Da quasi un anno esiste un progetto di legge alla Camera presentato dalla sinistra, che propone di rendere rimborsabili dal servizio sanitario nazionale le spese mediche sostenute per le medicine alternative, agopuntura e omeopatia in particolare.
Io sono un convinto sostenitore dell’assoluta necessità di arricchire la medicina moderna con tutto l’enorme bagaglio di conoscenze accumulato nei secoli dalle medicine popolari nei vari paesi del mondo; lo scarso interesse suscitato in Italia dalla medicina cinese è anche segno di un’insensibilità della classe medica verso culture diverse dalla nostra, nonostante che l’efficacia dell’agopuntura (per esempio nell’anestesia) sia stata ampiamente dimostrata. Mi pare di fare un grave torto alla medicina cinese, così ricca di tradizione, nel metterla sullo stesso piano dell’omeopatia, disciplina nata quasi a tavolino meno di due secoli fa, tanto più che l’omeopatia non ha né una base teorica soddisfacente (il che sarebbe il meno), né una solida base sperimentale.
Astrattamente parlando, il principio omeopatico “le piccole dosi hanno un’effetto opposto alle grandi dosi” in molti casi è del tutto corretto ed è accettato ed usato in medicina, per esempio nelle vaccinazioni contro le allergie. Il guaio è che, quando questo principio è utilizzato dai medici omeopatici, le dosi sono veramente piccole: le diluizioni del principio curante (facciamo per concretezza l’esempio della caffeina) sono talmente elevate che nella preparazione finale non resta nemmeno una molecola di caffeina. Per rendere l’idea del tipo di diluizione usata in omeopatia possiamo fare un esempio paradossale: se prendiamo una goccia del preparato puro, la mettiamo nell’oceano Pacifico, agitiamo il tutto, riprendiamo una goccia dal Pacifico e la rimettiamo nell’oceano Atlantico, rimescoliamo il tutto, abbiamo un ottimo preparato omeopatico; se poi vogliamo qualcosa di più efficace possiamo prendere una goccia dall’Atlantico, versarla nell’Indiano e di nuovo mescolare il tutto.
Ovviamente nei laboratori non si procede in questo modo: si fanno delle diluizioni successive di un fattore dieci o cento alla volta, ma il risultato è sempre lo stesso: il preparato finale non è distinguibile dall’acqua distillata mediante nessuna analisi di tipo chimico, fisico e biologico. Se ciò non fosse, dovremmo ben stupircene, in quanto non si tratta altro che di acqua distillata. Infatti gli esperimenti pubblicizzati l’anno scorso dai giornali del dottor Benveniste sulla memoria dell’acqua (che sembravano dare una conferma sperimentale dei principi dell’omeopatia) sono stati rifatti da vari laboratori che hanno dimostrato l’assenza della memoria dell’acqua.

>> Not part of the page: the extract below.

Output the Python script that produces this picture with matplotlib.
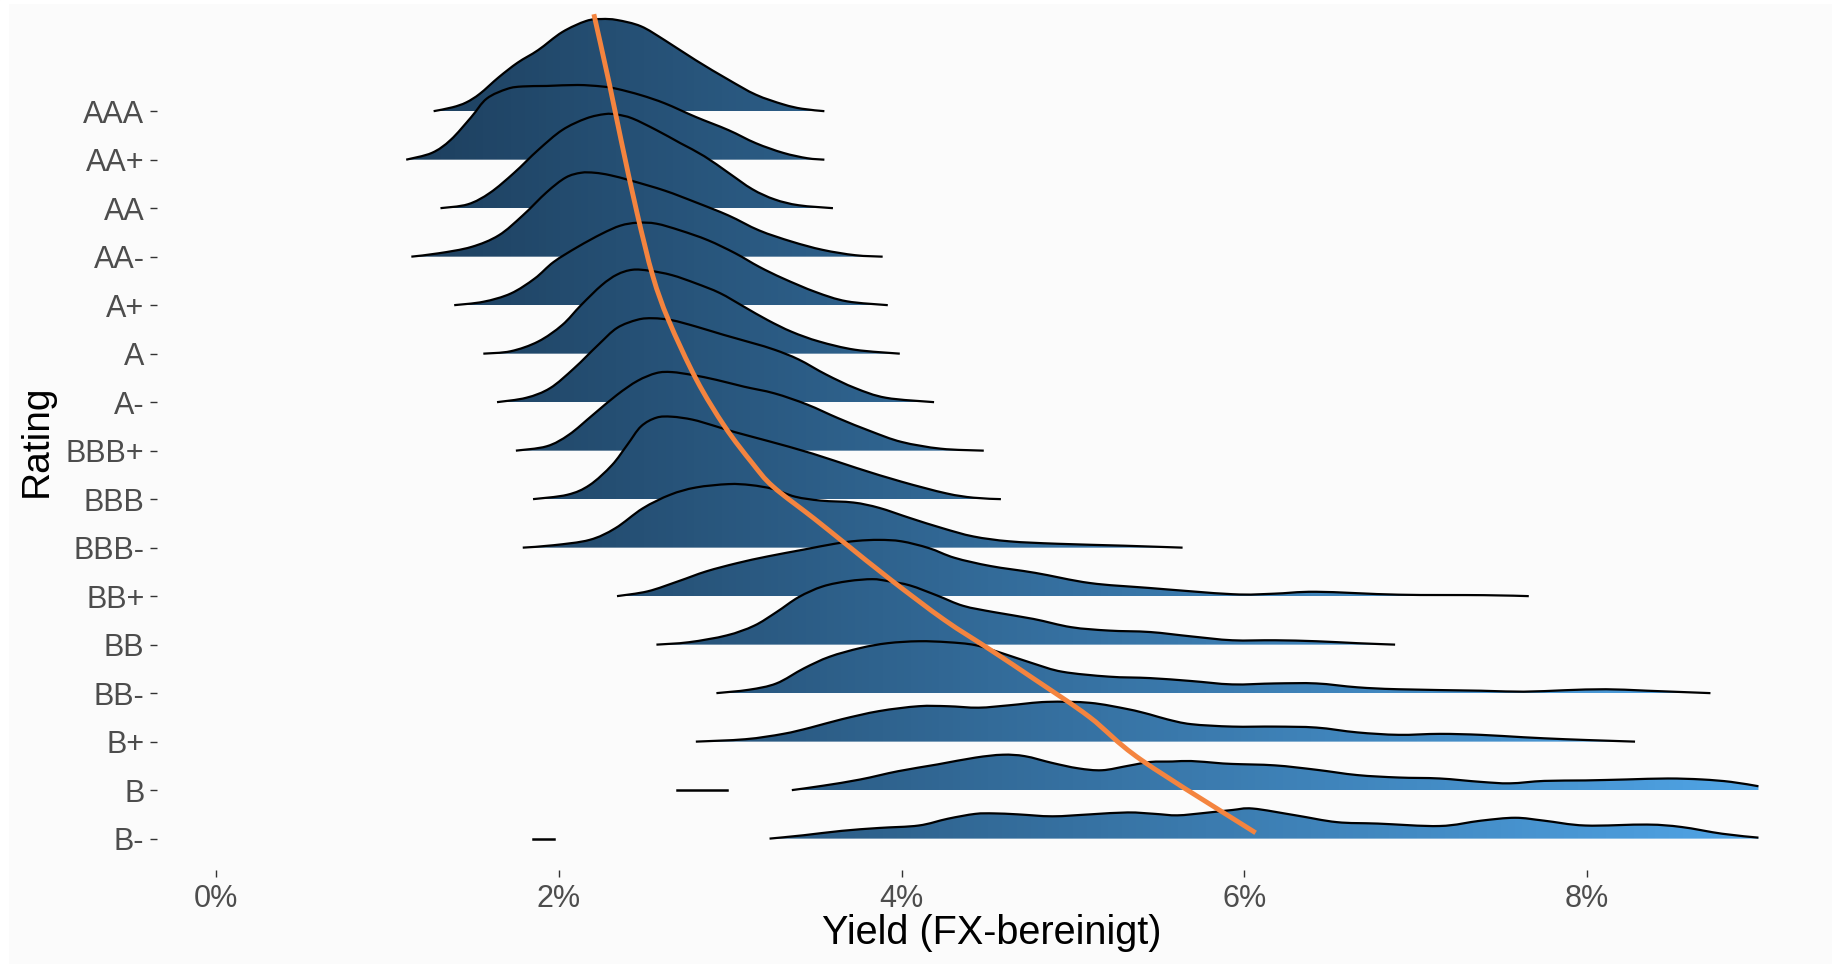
import matplotlib
matplotlib.use("Agg")
import matplotlib.pyplot as plt
import matplotlib.colors as mcolors
from matplotlib.patches import PathPatch, Rectangle
from matplotlib.path import Path
import numpy as np

plt.rcParams["font.family"] = ["Liberation Sans", "DejaVu Sans"]

# ratings, top to bottom
ratings = ["AAA", "AA+", "AA", "AA-", "A+", "A", "A-", "BBB+", "BBB",
           "BBB-", "BB+", "BB", "BB-", "B+", "B", "B-"]

# ridge outlines: yield (%) and height (in rows)
aaa_x = [1.27, 1.38, 1.46, 1.54, 1.65, 1.76, 1.88, 2.02, 2.16, 2.25, 2.34, 2.48, 2.62, 2.80, 2.99, 3.15, 3.31, 3.42, 3.55]
aaa_h = [0, 0.08, 0.18, 0.36, 0.70, 1.00, 1.26, 1.63, 1.86, 1.90, 1.88, 1.75, 1.46, 1.05, 0.65, 0.34, 0.14, 0.05, 0]
aap_x = [1.11, 1.26, 1.37, 1.49, 1.58, 1.70, 1.79, 1.93, 2.11, 2.25, 2.34, 2.48, 2.62, 2.80, 2.99, 3.15, 3.31, 3.45, 3.55]
aap_h = [0, 0.14, 0.41, 0.88, 1.26, 1.46, 1.51, 1.52, 1.54, 1.51, 1.46, 1.33, 1.16, 0.88, 0.61, 0.34, 0.14, 0.03, 0]
aa_x = [1.31, 1.47, 1.60, 1.74, 1.88, 2.02, 2.16, 2.27, 2.34, 2.43, 2.57, 2.71, 2.85, 2.99, 3.13, 3.26, 3.40, 3.60]
aa_h = [0, 0.08, 0.32, 0.73, 1.20, 1.61, 1.85, 1.94, 1.93, 1.85, 1.61, 1.34, 1.07, 0.73, 0.39, 0.18, 0.06, 0]
aam_x = [1.14, 1.30, 1.49, 1.65, 1.79, 1.93, 2.04, 2.13, 2.21, 2.30, 2.43, 2.62, 2.80, 2.99, 3.17, 3.36, 3.54, 3.73, 3.89]
aam_h = [0, 0.07, 0.20, 0.44, 0.85, 1.33, 1.63, 1.73, 1.73, 1.68, 1.56, 1.36, 1.12, 0.85, 0.54, 0.31, 0.14, 0.03, 0]
ap_x = [1.39, 1.56, 1.72, 1.86, 1.97, 2.11, 2.25, 2.36, 2.46, 2.57, 2.71, 2.87, 3.03, 3.17, 3.31, 3.50, 3.68, 3.92]
ap_h = [0, 0.07, 0.24, 0.55, 0.89, 1.20, 1.47, 1.64, 1.70, 1.68, 1.54, 1.34, 1.07, 0.79, 0.55, 0.27, 0.08, 0]
a_x = [1.56, 1.72, 1.88, 2.02, 2.13, 2.25, 2.34, 2.43, 2.53, 2.66, 2.80, 2.94, 3.08, 3.22, 3.36, 3.52, 3.73, 3.99]
a_h = [0, 0.05, 0.25, 0.59, 1.00, 1.41, 1.63, 1.73, 1.71, 1.62, 1.45, 1.25, 0.97, 0.69, 0.45, 0.25, 0.08, 0]
am_x = [1.64, 1.81, 1.95, 2.09, 2.23, 2.34, 2.46, 2.55, 2.66, 2.80, 2.96, 3.13, 3.26, 3.40, 3.56, 3.73, 3.91, 4.19]
am_h = [0, 0.09, 0.29, 0.70, 1.18, 1.53, 1.70, 1.73, 1.69, 1.56, 1.39, 1.22, 1.08, 0.88, 0.57, 0.29, 0.09, 0]
bbbp_x = [1.75, 1.93, 2.06, 2.20, 2.34, 2.46, 2.57, 2.66, 2.78, 2.92, 3.08, 3.26, 3.45, 3.63, 3.82, 4.00, 4.23, 4.48]
bbbp_h = [0, 0.09, 0.33, 0.74, 1.15, 1.44, 1.60, 1.62, 1.56, 1.46, 1.32, 1.18, 0.95, 0.67, 0.40, 0.18, 0.04, 0]
bbb_x = [1.85, 2.05, 2.18, 2.31, 2.40, 2.48, 2.57, 2.66, 2.78, 2.90, 3.03, 3.22, 3.48, 3.74, 4.00, 4.26, 4.42, 4.58]
bbb_h = [0, 0.09, 0.29, 0.70, 1.12, 1.50, 1.68, 1.70, 1.64, 1.52, 1.38, 1.20, 0.94, 0.64, 0.36, 0.12, 0.03, 0]
bbbm_x = [1.79, 1.97, 2.18, 2.33, 2.49, 2.65, 2.80, 2.99, 3.12, 3.25, 3.38, 3.53, 3.72, 3.87, 4.05, 4.24, 4.42, 4.63, 4.91, 5.30, 5.64]
bbbm_h = [0, 0.05, 0.16, 0.40, 0.81, 1.09, 1.24, 1.31, 1.29, 1.21, 1.05, 0.97, 0.93, 0.82, 0.61, 0.40, 0.23, 0.13, 0.08, 0.04, 0]
bbp_x = [2.34, 2.52, 2.70, 2.86, 3.04, 3.22, 3.43, 3.61, 3.74, 3.87, 4.00, 4.16, 4.31, 4.52, 4.78, 5.10, 5.44, 5.93, 6.17, 6.42, 6.90, 7.40, 7.66]
bbp_h = [0, 0.10, 0.31, 0.51, 0.68, 0.82, 0.96, 1.08, 1.14, 1.16, 1.13, 0.99, 0.79, 0.62, 0.48, 0.27, 0.17, 0.04, 0.05, 0.09, 0.03, 0.02, 0]
bb_x = [2.57, 2.76, 2.98, 3.14, 3.27, 3.40, 3.54, 3.69, 3.83, 3.92, 4.05, 4.21, 4.36, 4.54, 4.77, 4.99, 5.21, 5.45, 5.69, 5.93, 6.18, 6.42, 6.66, 6.88]
bb_h = [0, 0.05, 0.19, 0.39, 0.67, 0.98, 1.20, 1.31, 1.35, 1.31, 1.22, 1.01, 0.80, 0.67, 0.53, 0.36, 0.29, 0.26, 0.17, 0.09, 0.09, 0.07, 0.03, 0]
bbm_x = [2.92, 3.11, 3.27, 3.43, 3.58, 3.76, 3.92, 4.10, 4.27, 4.43, 4.59, 4.77, 4.94, 5.21, 5.45, 5.69, 5.93, 6.18, 6.42, 6.66, 6.90, 7.38, 7.63, 7.87, 8.11, 8.35, 8.72]
bbm_h = [0, 0.07, 0.20, 0.51, 0.75, 0.93, 1.03, 1.07, 1.05, 0.99, 0.82, 0.61, 0.44, 0.34, 0.31, 0.25, 0.18, 0.20, 0.20, 0.12, 0.08, 0.05, 0.03, 0.06, 0.08, 0.05, 0]
bp_x = [2.80, 3.09, 3.31, 3.47, 3.65, 3.87, 4.10, 4.27, 4.45, 4.63, 4.85, 5.10, 5.32, 5.45, 5.55, 5.69, 5.93, 6.18, 6.42, 6.66, 6.90, 7.14, 7.38, 7.63, 7.87, 8.11, 8.28]
bp_h = [0, 0.05, 0.16, 0.29, 0.46, 0.63, 0.73, 0.73, 0.70, 0.75, 0.82, 0.80, 0.67, 0.56, 0.46, 0.36, 0.31, 0.31, 0.29, 0.19, 0.14, 0.16, 0.14, 0.09, 0.05, 0.02, 0]
b_x = [3.36, 3.54, 3.76, 3.98, 4.21, 4.43, 4.59, 4.72, 4.88, 5.03, 5.17, 5.32, 5.45, 5.58, 5.69, 5.84, 5.93, 6.18, 6.42, 6.66, 6.90, 7.14, 7.38, 7.55, 7.75, 7.99, 8.23, 8.47, 8.67, 8.84, 9.00]
b_h = [0, 0.09, 0.22, 0.39, 0.53, 0.67, 0.73, 0.70, 0.56, 0.45, 0.41, 0.50, 0.58, 0.59, 0.60, 0.56, 0.54, 0.51, 0.42, 0.31, 0.26, 0.24, 0.17, 0.14, 0.19, 0.20, 0.22, 0.24, 0.22, 0.17, 0.08]
bm_x = [3.23, 3.43, 3.65, 3.87, 4.10, 4.27, 4.43, 4.54, 4.68, 4.88, 5.10, 5.32, 5.48, 5.61, 5.77, 5.93, 6.05, 6.30, 6.54, 6.78, 7.14, 7.38, 7.58, 7.75, 7.99, 8.35, 8.55, 8.79, 9.00]
bm_h = [0, 0.07, 0.16, 0.22, 0.27, 0.41, 0.51, 0.52, 0.50, 0.46, 0.50, 0.54, 0.51, 0.48, 0.53, 0.59, 0.62, 0.48, 0.34, 0.31, 0.26, 0.37, 0.43, 0.37, 0.27, 0.29, 0.24, 0.10, 0.02]

# tiny separate groups (flat dashes)
b_dash = [2.69, 2.98]
bm_dash = [1.85, 1.97]

# orange trend line: yield (%) vs row position (B- = 0)
trend_x = [2.205, 2.295, 2.364, 2.457, 2.549, 2.641, 2.804, 2.97, 3.13, 3.25, 3.49, 3.67, 3.94, 4.25, 4.52, 4.783, 5.096, 5.40, 6.066]
trend_y = [17.0, 15.57, 14.40, 12.9, 11.6, 10.69, 9.46, 8.49, 7.74, 7.26, 6.60, 6.09, 5.33, 4.51, 3.89, 3.27, 2.51, 1.62, 0.12]

xticks = [0, 2, 4, 6, 8]

ridge_x = [aaa_x, aap_x, aa_x, aam_x, ap_x, a_x, am_x, bbbp_x, bbb_x, bbbm_x, bbp_x, bb_x, bbm_x, bp_x, b_x, bm_x]
ridge_h = [aaa_h, aap_h, aa_h, aam_h, ap_h, a_h, am_h, bbbp_h, bbb_h, bbbm_h, bbp_h, bb_h, bbm_h, bp_h, b_h, bm_h]


def curve_path(xs, ys):
    # smooth bezier segments passing through every read point
    pts = np.column_stack([xs, ys])
    ext = np.vstack([pts[0], pts, pts[-1]])
    verts = [pts[0]]
    codes = [Path.MOVETO]
    for k in range(len(pts) - 1):
        p0, p1, p2, p3 = ext[k], ext[k + 1], ext[k + 2], ext[k + 3]
        verts += [p1 + (p2 - p0) / 6, p2 - (p3 - p1) / 6, p2]
        codes += [Path.CURVE4] * 3
    return verts, codes


bg = "#FBFBFB"
fig = plt.figure(figsize=(18.32, 9.64), dpi=100, facecolor=bg)
ax = fig.add_axes([157 / 1832, 94 / 964, 1670 / 1832, 866 / 964])
ax.set_facecolor(bg)

cmap = mcolors.LinearSegmentedColormap.from_list("yl", ["#132B43", "#56B1F7"])
grad = np.linspace(0, 1, 512).reshape(1, -1)
n = len(ratings)

for i in range(n):
    base = n - 1 - i
    xs = np.array(ridge_x[i])
    ys = base + np.array(ridge_h[i])
    verts, codes = curve_path(xs, ys)
    fill_path = Path(verts + [(xs[-1], base), (xs[0], base), (xs[0], base)],
                     codes + [Path.LINETO, Path.LINETO, Path.CLOSEPOLY])
    patch = PathPatch(fill_path, facecolor="none", edgecolor="none")
    ax.add_patch(patch)
    im = ax.imshow(grad, extent=[-0.5, 10.0, base, base + 2.2], cmap=cmap,
                   aspect="auto", origin="lower", zorder=2 + i, interpolation="bilinear")
    im.set_clip_path(patch)
    ax.add_patch(PathPatch(Path(verts, codes), facecolor="none", edgecolor="black",
                           lw=1.6, zorder=2.5 + i, capstyle="butt"))

ax.plot(b_dash, [1, 1], color="black", lw=1.8, zorder=20)
ax.plot(bm_dash, [0, 0], color="black", lw=1.8, zorder=20)

tv, tc = curve_path(trend_x, trend_y)
ax.add_patch(PathPatch(Path(tv, tc), facecolor="none", edgecolor="#F4843F",
                       lw=3.5, zorder=50, capstyle="butt"))

ax.set_xlim(-0.344, 9.4)
ax.set_ylim(-0.647, 17.21)
for s in ax.spines.values():
    s.set_visible(False)

ax.set_yticks(range(n))
ax.set_yticklabels(ratings[::-1])
ax.set_xticks(xticks)
ax.set_xticklabels([f"{t}%" for t in xticks])
ax.tick_params(axis="both", length=5, width=1, color="#333333",
               labelsize=22, labelcolor="#4D4D4D")
ax.tick_params(axis="y", pad=4)
ax.tick_params(axis="x", pad=5)

fig.text(37 / 1832, 1 - 441 / 964, "Rating", rotation=90, ha="center", va="center", fontsize=28)
fig.text(992 / 1832, 1 - 933 / 964, "Yield (FX-bereinigt)", ha="center", va="center", fontsize=28.5)

# thin white border at left and top
fig.patches.append(Rectangle((0, 0), 8 / 1832, 1, transform=fig.transFigure, color="white", zorder=0))
fig.patches.append(Rectangle((0, 1 - 3 / 964), 1, 3 / 964, transform=fig.transFigure, color="white", zorder=0))

fig.savefig("out.png", dpi=100, facecolor=bg)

Non bisogna nemmeno stupirsi del fatto che molte persone abbiano ricevuto benefici da cure omeopatiche: l’acqua distillata, se presa in modiche dosi, non ha effetti collaterali e la convinzione di prendere qualcosa di utile fa spesso passare da sola la malattia: si tratta del ben noto effetto placebo. La proposta di far rimborsare dal servizio sanitario le medicine omeopatiche è difficilmente sostenibile anche perché essendo tutti preparati solamente acqua distillata, non è possibile verificare le sofisticazioni. D’altro canto il principio “ognuno ha il diritto di curarsi come vuole”, se accettato, porterebbe a finanziare i viaggi a Lourdes, che sono probabilmente ancora più efficaci dell’omeopatia.
La domanda veramente interessante è perché l’omeopatia riscuote tutto questo successo, specialmente nella sinistra? Questo successo non è affato trascurabile dal punto di vista commerciale; un quarto delle vendite in Francia di prodotti medicinali sono di tipo omeopatico. I motivi sono probabilmente legati al modo di presentarsi che la la scienza ufficiale assume: molte certezze, quasi mai dubbi o riflessioni critiche o aperture verso i saperi e le culture diverse: i successi vengono magnificati e gli errori non vengono quasi mai riconosciuti. Questo atteggiamento in fondo antiscientifico, che non può che alienare le simpatie del grosso pubblico. La diffusione dell’omeopatia è un campanello d’allarme ed è probabilmente un indice del fallimento dei programmi di educazione e divulgazione scientifica.